_Your objective:_ Leave out the pictures, and retype only the lines from the beginning of the material through the line that contains "const protocolVoltage = [-40, -40, 60, 60, -120, -40, -40];", including both.

_Information shown:_
====

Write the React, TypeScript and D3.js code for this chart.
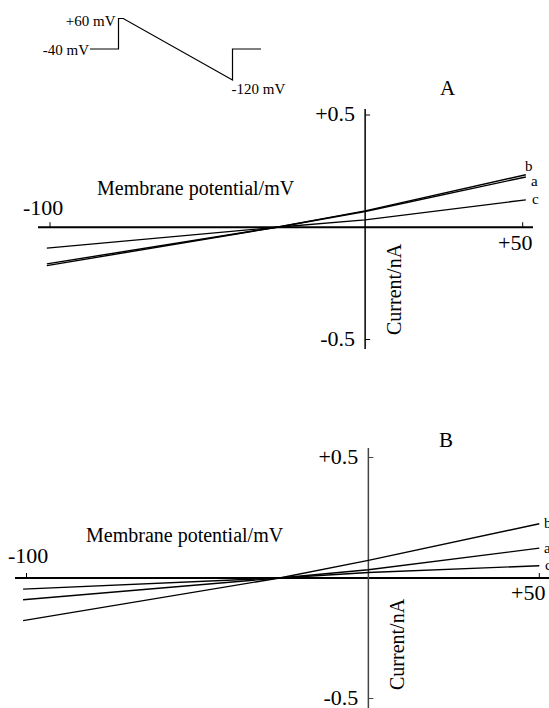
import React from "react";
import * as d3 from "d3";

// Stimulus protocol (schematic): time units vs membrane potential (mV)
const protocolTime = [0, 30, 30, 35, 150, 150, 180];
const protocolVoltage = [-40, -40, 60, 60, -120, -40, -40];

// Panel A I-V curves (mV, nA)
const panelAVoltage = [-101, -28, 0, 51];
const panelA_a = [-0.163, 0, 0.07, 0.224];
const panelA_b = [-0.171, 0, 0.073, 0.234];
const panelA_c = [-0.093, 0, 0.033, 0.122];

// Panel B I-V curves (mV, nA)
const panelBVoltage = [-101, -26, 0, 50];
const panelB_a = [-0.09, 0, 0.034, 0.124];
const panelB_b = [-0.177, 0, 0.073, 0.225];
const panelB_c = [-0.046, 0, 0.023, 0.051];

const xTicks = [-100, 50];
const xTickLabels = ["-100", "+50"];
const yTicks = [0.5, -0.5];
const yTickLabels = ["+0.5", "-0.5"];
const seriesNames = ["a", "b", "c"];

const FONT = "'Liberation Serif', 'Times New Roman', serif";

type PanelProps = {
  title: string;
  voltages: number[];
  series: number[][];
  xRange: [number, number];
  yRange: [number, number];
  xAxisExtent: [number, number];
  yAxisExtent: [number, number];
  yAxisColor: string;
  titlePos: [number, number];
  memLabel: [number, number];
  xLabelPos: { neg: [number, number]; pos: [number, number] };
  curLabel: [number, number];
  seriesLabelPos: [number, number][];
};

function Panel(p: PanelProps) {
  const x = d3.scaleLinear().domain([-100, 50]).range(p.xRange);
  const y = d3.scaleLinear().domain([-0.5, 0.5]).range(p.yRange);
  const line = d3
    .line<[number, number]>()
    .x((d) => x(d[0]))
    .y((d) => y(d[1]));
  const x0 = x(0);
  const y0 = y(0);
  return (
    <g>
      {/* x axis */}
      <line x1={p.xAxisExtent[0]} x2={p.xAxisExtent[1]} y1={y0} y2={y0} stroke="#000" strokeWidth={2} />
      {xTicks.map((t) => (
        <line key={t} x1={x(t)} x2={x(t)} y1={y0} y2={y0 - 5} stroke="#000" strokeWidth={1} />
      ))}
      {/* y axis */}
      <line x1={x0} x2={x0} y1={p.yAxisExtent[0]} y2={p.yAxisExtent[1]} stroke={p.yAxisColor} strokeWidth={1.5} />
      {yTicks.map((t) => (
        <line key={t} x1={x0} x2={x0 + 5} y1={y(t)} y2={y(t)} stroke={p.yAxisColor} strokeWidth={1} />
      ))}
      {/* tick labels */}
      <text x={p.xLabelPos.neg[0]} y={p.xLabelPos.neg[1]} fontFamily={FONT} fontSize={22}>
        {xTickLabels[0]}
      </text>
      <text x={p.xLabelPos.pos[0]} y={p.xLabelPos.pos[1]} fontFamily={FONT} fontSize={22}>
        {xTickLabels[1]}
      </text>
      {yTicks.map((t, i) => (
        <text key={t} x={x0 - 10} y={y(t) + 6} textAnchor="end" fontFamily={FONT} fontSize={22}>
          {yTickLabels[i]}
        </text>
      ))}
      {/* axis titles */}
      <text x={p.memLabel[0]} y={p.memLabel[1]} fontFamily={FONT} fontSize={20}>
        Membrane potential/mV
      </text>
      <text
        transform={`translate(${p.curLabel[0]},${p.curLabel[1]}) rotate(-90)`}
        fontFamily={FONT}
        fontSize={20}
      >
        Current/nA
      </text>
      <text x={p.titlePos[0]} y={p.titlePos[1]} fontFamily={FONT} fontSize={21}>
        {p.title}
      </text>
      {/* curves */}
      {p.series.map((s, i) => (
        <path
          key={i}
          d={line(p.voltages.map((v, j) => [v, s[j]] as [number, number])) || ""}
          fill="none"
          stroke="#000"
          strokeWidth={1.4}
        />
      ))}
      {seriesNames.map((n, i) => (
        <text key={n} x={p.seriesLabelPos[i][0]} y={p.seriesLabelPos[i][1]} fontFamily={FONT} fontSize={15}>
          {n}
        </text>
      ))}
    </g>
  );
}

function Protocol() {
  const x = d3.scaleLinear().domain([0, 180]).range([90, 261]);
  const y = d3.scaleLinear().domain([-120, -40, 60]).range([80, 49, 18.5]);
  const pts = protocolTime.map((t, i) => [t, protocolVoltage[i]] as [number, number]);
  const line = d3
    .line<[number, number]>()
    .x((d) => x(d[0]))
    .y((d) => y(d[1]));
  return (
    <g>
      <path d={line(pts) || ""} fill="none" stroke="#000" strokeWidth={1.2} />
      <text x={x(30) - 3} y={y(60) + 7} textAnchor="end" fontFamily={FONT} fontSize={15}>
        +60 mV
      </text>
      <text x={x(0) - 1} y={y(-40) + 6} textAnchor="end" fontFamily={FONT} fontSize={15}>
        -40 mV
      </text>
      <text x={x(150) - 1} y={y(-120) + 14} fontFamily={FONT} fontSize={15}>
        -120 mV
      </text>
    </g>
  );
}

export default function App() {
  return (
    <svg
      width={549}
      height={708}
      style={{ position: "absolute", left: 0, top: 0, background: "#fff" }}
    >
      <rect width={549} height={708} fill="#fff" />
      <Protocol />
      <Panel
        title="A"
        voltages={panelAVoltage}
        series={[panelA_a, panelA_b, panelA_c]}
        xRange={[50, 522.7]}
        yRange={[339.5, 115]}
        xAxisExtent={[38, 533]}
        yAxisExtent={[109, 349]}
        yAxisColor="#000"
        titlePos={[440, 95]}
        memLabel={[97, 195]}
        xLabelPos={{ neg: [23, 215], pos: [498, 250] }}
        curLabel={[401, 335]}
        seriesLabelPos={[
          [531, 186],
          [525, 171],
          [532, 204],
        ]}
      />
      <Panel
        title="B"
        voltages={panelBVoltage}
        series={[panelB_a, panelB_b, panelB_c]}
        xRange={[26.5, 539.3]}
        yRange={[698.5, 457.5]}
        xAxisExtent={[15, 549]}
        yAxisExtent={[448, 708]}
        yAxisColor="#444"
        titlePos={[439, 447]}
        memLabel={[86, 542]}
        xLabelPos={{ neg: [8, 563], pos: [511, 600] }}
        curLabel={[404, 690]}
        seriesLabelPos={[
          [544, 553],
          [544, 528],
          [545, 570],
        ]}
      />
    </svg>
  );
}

====

_Complete output:_
Write the React, TypeScript and D3.js code for this chart.
import React from "react";
import * as d3 from "d3";

// Stimulus protocol (schematic): time units vs membrane potential (mV)
const protocolTime = [0, 30, 30, 35, 150, 150, 180];
const protocolVoltage = [-40, -40, 60, 60, -120, -40, -40];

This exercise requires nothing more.